**Collected material**
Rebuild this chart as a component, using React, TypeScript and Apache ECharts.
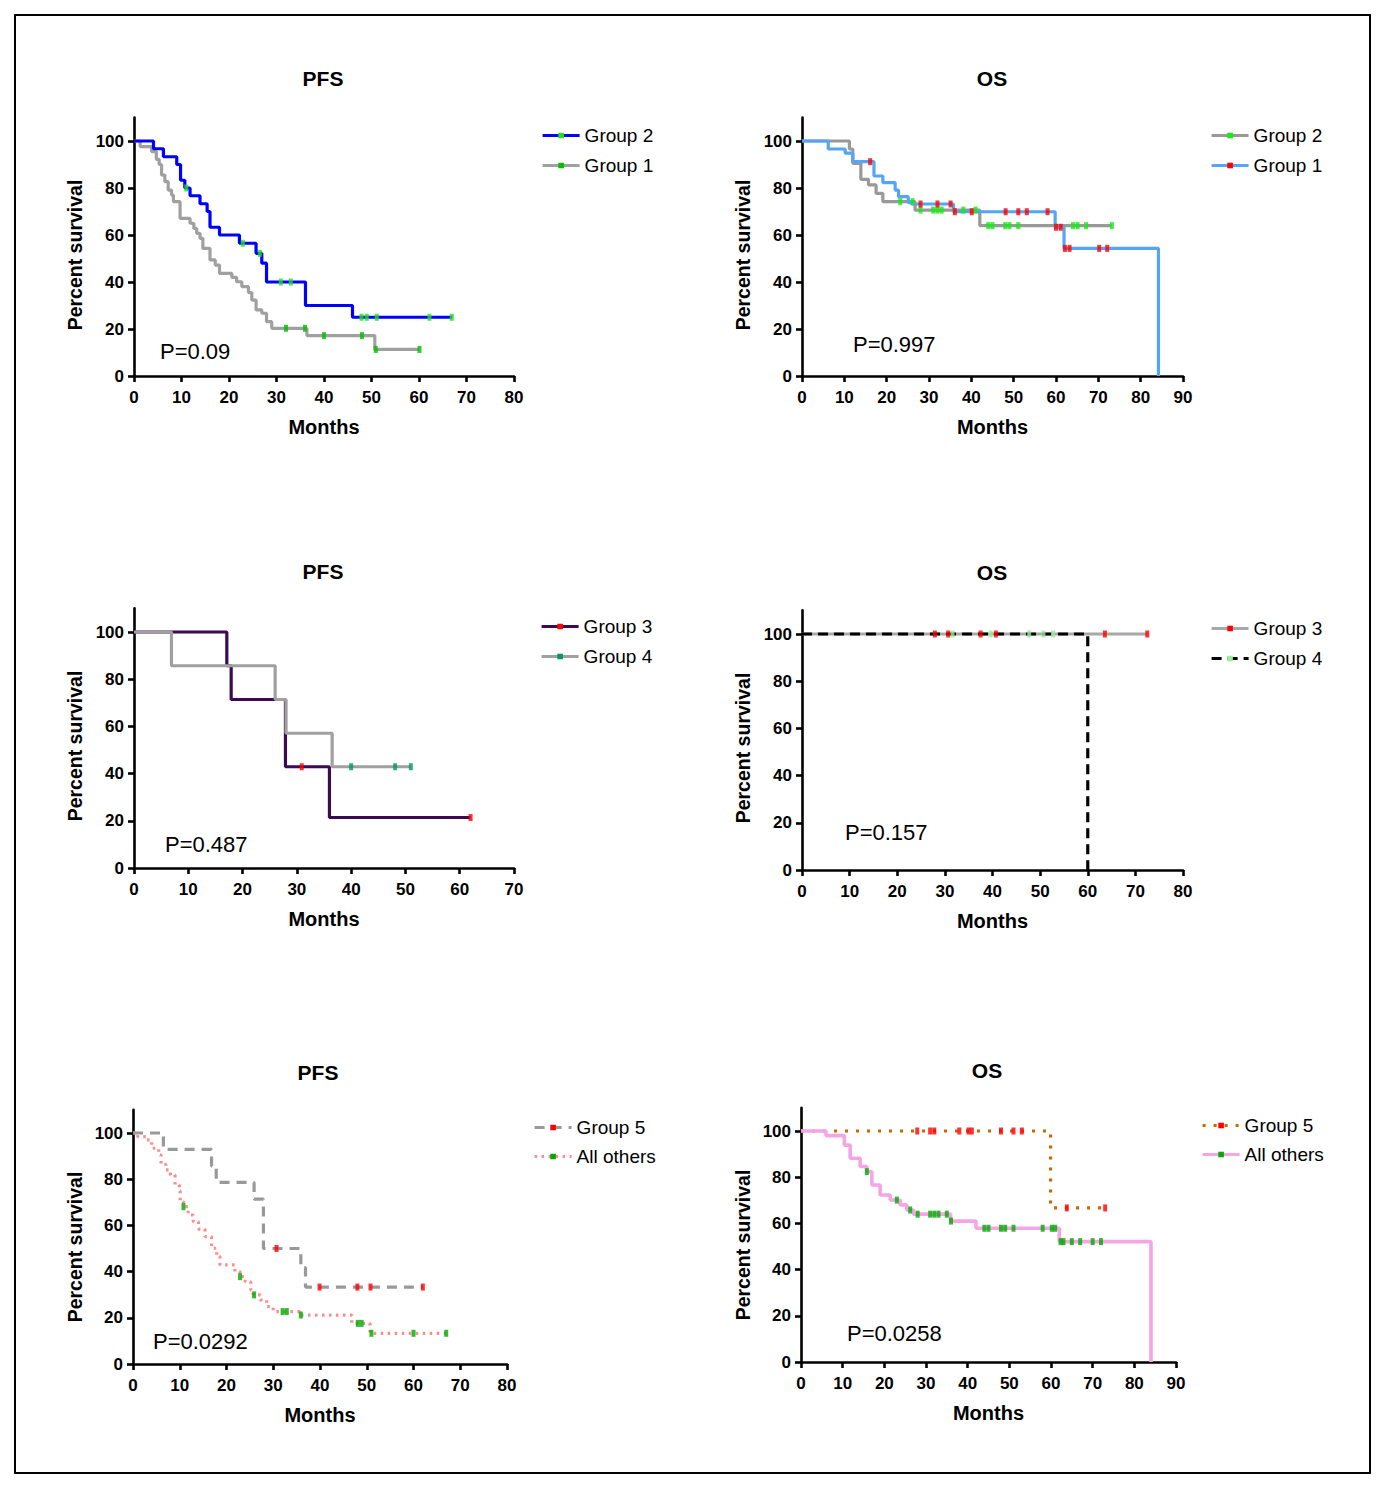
import React, { useEffect, useRef } from "react";
import * as echarts from "echarts";

const FONT = '"Liberation Sans", Arial, Helvetica, sans-serif';

// ---------- DATA ----------
const Y_TICKS = [0, 20, 40, 60, 80, 100];
const TITLES = ["PFS", "OS", "PFS", "OS", "PFS", "OS"];
const P_VALUES = ["P=0.09", "P=0.997", "P=0.487", "P=0.157", "P=0.0292", "P=0.0258"];
const X_MAX = [80, 90, 70, 80, 80, 90];

// Panel 1: PFS
const p1Group2 = [[0, 100], [4.1, 96.7], [6.2, 93.3], [9.0, 90.0], [9.8, 83.3], [10.7, 80.0], [11.8, 76.7], [13.9, 73.3], [15.4, 70.0], [16.0, 63.3], [18.0, 60.0], [22.2, 56.5], [25.7, 52.2], [26.9, 48.0], [27.9, 40.0], [36.1, 30.0], [46.0, 25.0], [67, 25.0]];
const p1Group2Cens = [11, 22.9, 26.5, 30.9, 33, 47.9, 49, 51.1, 62.2, 66.9];
const p1Group1 = [[0, 100], [1.3, 97.6], [3.7, 95.5], [4.7, 92.2], [5.3, 90], [5.8, 85.5], [6.5, 82.7], [7.2, 79.1], [7.9, 77], [8.3, 74.2], [9.7, 67.1], [11.8, 65], [12.6, 62.8], [13.2, 60.7], [13.9, 58.6], [14.5, 54.3], [16, 49.4], [17.1, 47.2], [18, 43.7], [20.6, 42], [21.6, 40.1], [22.7, 38], [24.1, 35.5], [24.8, 32.3], [25.7, 28.1], [26.9, 26.7], [27.9, 23.1], [29, 20.3], [36.4, 17.2], [50.7, 11.3], [60.1, 11.3]];
const p1Group1Cens = [32, 36, 40, 48, 50.9, 60.1];

// Panel 2: OS
const p2Group1 = [[0, 100], [6.2, 96.6], [10.2, 94.8], [12, 91.2], [17, 85.1], [19.1, 82.3], [22, 79.1], [22.8, 76.3], [25.1, 73.8], [25.9, 73.2], [35.8, 69.9], [59.8, 63.3], [61.9, 54.3], [84.2, 0]];
const p2Group1Cens = [16.1, 28, 32, 35.1, 36.1, 40.1, 48.1, 51.1, 53.1, 58, 60, 61.1, 62.1, 63.2, 70.2, 72.1];
const p2Group2 = [[0, 100], [11.2, 96.6], [12, 90.5], [13.9, 83.7], [15.7, 81.3], [17.5, 77.7], [19.1, 74.2], [26.7, 70.6], [42, 64], [73.2, 64]];
const p2Group2Cens = [23.2, 26.1, 28, 31, 32, 33, 38.1, 41, 44, 45, 48, 49, 51.1, 64, 65.1, 67.1, 73.2];

// Panel 3: PFS
const p3Group3 = [[0, 100], [17.1, 85.7], [17.9, 71.4], [27.9, 42.9], [36, 21.4], [62, 21.4]];
const p3Group3Cens = [30.9, 62];
const p3Group4 = [[0, 100], [6.9, 85.7], [26, 71.4], [28, 57.1], [36.5, 42.9], [51, 42.9]];
const p3Group4Cens = [40, 48.1, 51];

// Panel 4: OS
const p4Group3 = [[0, 100], [72.6, 100]];
const p4Group3Cens = [27.9, 30.7, 37.5, 40.7, 63.6, 72.5];
const p4Group4 = [[0, 100], [60, 0]];
const p4Group4Cens = [31.6, 39.6, 47.7, 50.7, 52.7];

// Panel 5: PFS
const p5Group5 = [[0, 100], [6.5, 92.9], [16.8, 85.7], [17.8, 78.6], [25.9, 71.4], [27.9, 50], [35.9, 41.7], [36.9, 33.3], [62, 33.3]];
const p5Group5Cens = [30.7, 39.9, 48, 50.8, 62];
const p5Others = [[0, 100], [1, 98.4], [3, 97], [4, 93.4], [5.5, 90.5], [6, 86.4], [7, 84], [8, 81.8], [9, 77.5], [9.9, 74.9], [10.1, 70.3], [10.8, 68.1], [11.8, 64.5], [12.9, 61.6], [14, 58.4], [15.4, 55.1], [16.8, 50.1], [17.9, 46.5], [18.6, 42.9], [21.8, 40], [22.9, 37.8], [24, 35.6], [25.2, 32], [25.7, 29.9], [27.2, 27.7], [28.6, 24.8], [30, 22.7], [35.7, 21.2], [46.8, 17.6], [50.7, 13.3], [67, 13.3]];
const p5OthersCens = [10.8, 22.9, 25.9, 32, 32.9, 35.9, 48.1, 48.9, 51, 60, 67];

// Panel 6: OS
const p6Group5 = [[0, 100], [59.9, 66.7], [73, 66.7]];
const p6Group5Cens = [27.9, 31, 32, 38, 40.2, 41, 48, 51, 53, 63.8, 73];
const p6Others = [[0, 100], [6, 98], [10.4, 93.9], [11.8, 88.2], [14.2, 84.6], [15.8, 82.4], [17, 76.6], [19, 72.3], [21.4, 70.1], [23.8, 68], [25.4, 65.8], [27, 64], [35.9, 61], [42, 57.9], [62, 52.1], [84, 0]];
const p6OthersCens = [15.8, 23, 26.2, 28, 31, 32, 33, 35, 36, 44, 45, 48, 49, 51, 58, 60.2, 61, 62.3, 63, 65, 67, 70, 72];

// ---------- STYLE / LAYOUT ----------
type Curve = { id: string; label: string; data: number[][]; cens: number[]; color: string; mark: string; width: number; dash?: any };

const PANEL_CURVES: Curve[][] = [
  [
    { id: "p1g1", label: "Group 1", data: p1Group1, cens: p1Group1Cens, color: "#a0a0a0", mark: "#00c000", width: 3.2 },
    { id: "p1g2", label: "Group 2", data: p1Group2, cens: p1Group2Cens, color: "#0000ff", mark: "#22e022", width: 3.2 },
  ],
  [
    { id: "p2g2", label: "Group 2", data: p2Group2, cens: p2Group2Cens, color: "#999999", mark: "#11ee11", width: 3.2 },
    { id: "p2g1", label: "Group 1", data: p2Group1, cens: p2Group1Cens, color: "#55a5f5", mark: "#ff0000", width: 3.2 },
  ],
  [
    { id: "p3g3", label: "Group 3", data: p3Group3, cens: p3Group3Cens, color: "#3b0a52", mark: "#ff0000", width: 3.2 },
    { id: "p3g4", label: "Group 4", data: p3Group4, cens: p3Group4Cens, color: "#a0a0a0", mark: "#009966", width: 3.2 },
  ],
  [
    { id: "p4g3", label: "Group 3", data: p4Group3, cens: p4Group3Cens, color: "#a8a8a8", mark: "#ff0000", width: 3.2 },
    { id: "p4g4", label: "Group 4", data: p4Group4, cens: p4Group4Cens, color: "#000000", mark: "#99ee99", width: 3.2, dash: [10, 6] },
  ],
  [
    { id: "p5o", label: "All others", data: p5Others, cens: p5OthersCens, color: "#ff8c8c", mark: "#00aa00", width: 3.2, dash: [2.5, 4.5] },
    { id: "p5g5", label: "Group 5", data: p5Group5, cens: p5Group5Cens, color: "#999999", mark: "#ff0000", width: 3.2, dash: [10, 7] },
  ],
  [
    { id: "p6g5", label: "Group 5", data: p6Group5, cens: p6Group5Cens, color: "#cc6600", mark: "#ff0000", width: 3.2, dash: [3, 8] },
    { id: "p6o", label: "All others", data: p6Others, cens: p6OthersCens, color: "#f5a5e6", mark: "#00aa00", width: 3.6 },
  ],
];
const LEGEND_ORDER = [["p1g2", "p1g1"], ["p2g2", "p2g1"], ["p3g3", "p3g4"], ["p4g3", "p4g4"], ["p5g5", "p5o"], ["p6g5", "p6o"]];

const LAYOUT = [
  { left: 134, width: 380, y0: 376, y100: 141, title: [323, 78], yName: [75, 255], p: [160, 351], legend: [541, 126], gap: 11 },
  { left: 802, width: 381, y0: 376, y100: 141, title: [992, 78], yName: [743, 255], p: [853, 344], legend: [1210, 126], gap: 11 },
  { left: 134, width: 380, y0: 868, y100: 632, title: [323, 571], yName: [75, 746], p: [165, 844], legend: [540, 617], gap: 11 },
  { left: 802, width: 381, y0: 870, y100: 634, title: [992, 572], yName: [743, 748], p: [845, 832], legend: [1210, 619], gap: 11 },
  { left: 133, width: 374, y0: 1364, y100: 1133, title: [318, 1072], yName: [75, 1247], p: [153, 1341], legend: [533, 1118], gap: 10 },
  { left: 801, width: 375, y0: 1362, y100: 1131, title: [987, 1070], yName: [743, 1245], p: [847, 1333], legend: [1201, 1116], gap: 10 },
];

function survAt(curve: number[][], t: number): number {
  let v = curve[0][1];
  for (const pt of curve) {
    if (pt[0] <= t) v = pt[1];
    else break;
  }
  return v;
}

function buildOption() {
  const labels: Record<string, string> = {};
  PANEL_CURVES.forEach((cs) => cs.forEach((c) => (labels[c.id] = c.label)));

  const grid: any[] = [];
  const xAxis: any[] = [];
  const yAxis: any[] = [];
  const series: any[] = [];
  const legend: any[] = [];
  const graphic: any[] = [
    { type: "rect", shape: { x: 15, y: 15, width: 1355, height: 1458 }, style: { fill: "none", stroke: "#000", lineWidth: 2 }, z: -10, silent: true },
  ];

  const axisLineStyle = { color: "#000", width: 2.6 };
  const labelStyle = { color: "#000", fontSize: 17, fontWeight: "bold", fontFamily: FONT };

  LAYOUT.forEach((L, i) => {
    const h100 = L.y0 - L.y100;
    const height = h100 * 1.1;
    grid.push({ left: L.left, top: L.y0 - height, width: L.width, height });
    xAxis.push({
      gridIndex: i, type: "value", min: 0, max: X_MAX[i], interval: 10,
      axisLine: { show: true, lineStyle: axisLineStyle },
      axisTick: { show: true, length: 6, lineStyle: axisLineStyle },
      axisLabel: { ...labelStyle, margin: 13 },
      splitLine: { show: false },
      name: "Months", nameLocation: "middle", nameGap: 41,
      nameTextStyle: { color: "#000", fontSize: 20, fontWeight: "bold", fontFamily: FONT },
    });
    yAxis.push({
      gridIndex: i, type: "value", min: 0, max: 110,
      axisLine: { show: true, lineStyle: axisLineStyle },
      axisTick: { show: true, length: 6, lineStyle: axisLineStyle, customValues: Y_TICKS },
      axisLabel: { ...labelStyle, margin: 10, customValues: Y_TICKS },
      splitLine: { show: false },
    });

    PANEL_CURVES[i].forEach((c) => {
      series.push({
        type: "line", name: c.id, xAxisIndex: i, yAxisIndex: i, data: c.data, step: "end",
        symbol: "rect", showSymbol: false, symbolSize: [4, 7],
        lineStyle: { color: c.color, width: c.width, type: c.dash || "solid", cap: "butt" },
        itemStyle: { color: c.mark },
        silent: true, emphasis: { disabled: true },
      });
    });
    PANEL_CURVES[i].forEach((c) => {
      series.push({
        type: "scatter", name: c.id + "_cens", xAxisIndex: i, yAxisIndex: i,
        data: c.cens.map((t) => [t, survAt(c.data, t)]),
        symbol: "rect", symbolSize: [4, 7], itemStyle: { color: c.mark },
        silent: true, z: 3,
      });
    });

    legend.push({
      orient: "vertical", left: L.legend[0], top: L.legend[1], padding: 0,
      itemWidth: 37, itemHeight: 7, itemGap: L.gap, selectedMode: false,
      data: LEGEND_ORDER[i],
      formatter: (n: string) => labels[n] || n,
      lineStyle: { width: 3.2 },
      textStyle: { color: "#000", fontSize: 19, fontFamily: FONT },
    });

    graphic.push({
      type: "text", x: L.title[0], y: L.title[1], silent: true,
      style: { text: TITLES[i], fill: "#000", fontSize: 21, fontWeight: "bold", fontFamily: FONT, align: "center", verticalAlign: "middle" },
    });
    graphic.push({
      type: "text", x: L.yName[0], y: L.yName[1], rotation: Math.PI / 2, silent: true,
      style: { text: "Percent survival", fill: "#000", fontSize: 19.5, fontWeight: "bold", fontFamily: FONT, align: "center", verticalAlign: "middle" },
    });
    graphic.push({
      type: "text", x: L.p[0], y: L.p[1], silent: true,
      style: { text: P_VALUES[i], fill: "#000", fontSize: 22, fontFamily: FONT, align: "left", verticalAlign: "middle" },
    });
  });

  return {
    animation: false,
    backgroundColor: "#fff",
    textStyle: { fontFamily: FONT },
    grid, xAxis, yAxis, series, legend, graphic,
  };
}

export default function App() {
  const ref = useRef<HTMLDivElement>(null);
  useEffect(() => {
    if (!ref.current) return;
    const chart = echarts.init(ref.current, null, { renderer: "svg" });
    chart.setOption(buildOption() as any);
    return () => chart.dispose();
  }, []);
  return (
    <div
      ref={ref}
      style={{ position: "absolute", left: 0, top: 0, width: 1380, height: 1498, background: "#fff" }}
    />
  );
}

**What the task requires**
Exactly as they appear, print the lines of the listing above from its first line through the line that contains "const X_MAX = [80, 90, 70, 80, 80, 90];", minus the pictures.

**Reply**
Rebuild this chart as a component, using React, TypeScript and Apache ECharts.
import React, { useEffect, useRef } from "react";
import * as echarts from "echarts";

const FONT = '"Liberation Sans", Arial, Helvetica, sans-serif';

// ---------- DATA ----------
const Y_TICKS = [0, 20, 40, 60, 80, 100];
const TITLES = ["PFS", "OS", "PFS", "OS", "PFS", "OS"];
const P_VALUES = ["P=0.09", "P=0.997", "P=0.487", "P=0.157", "P=0.0292", "P=0.0258"];
const X_MAX = [80, 90, 70, 80, 80, 90];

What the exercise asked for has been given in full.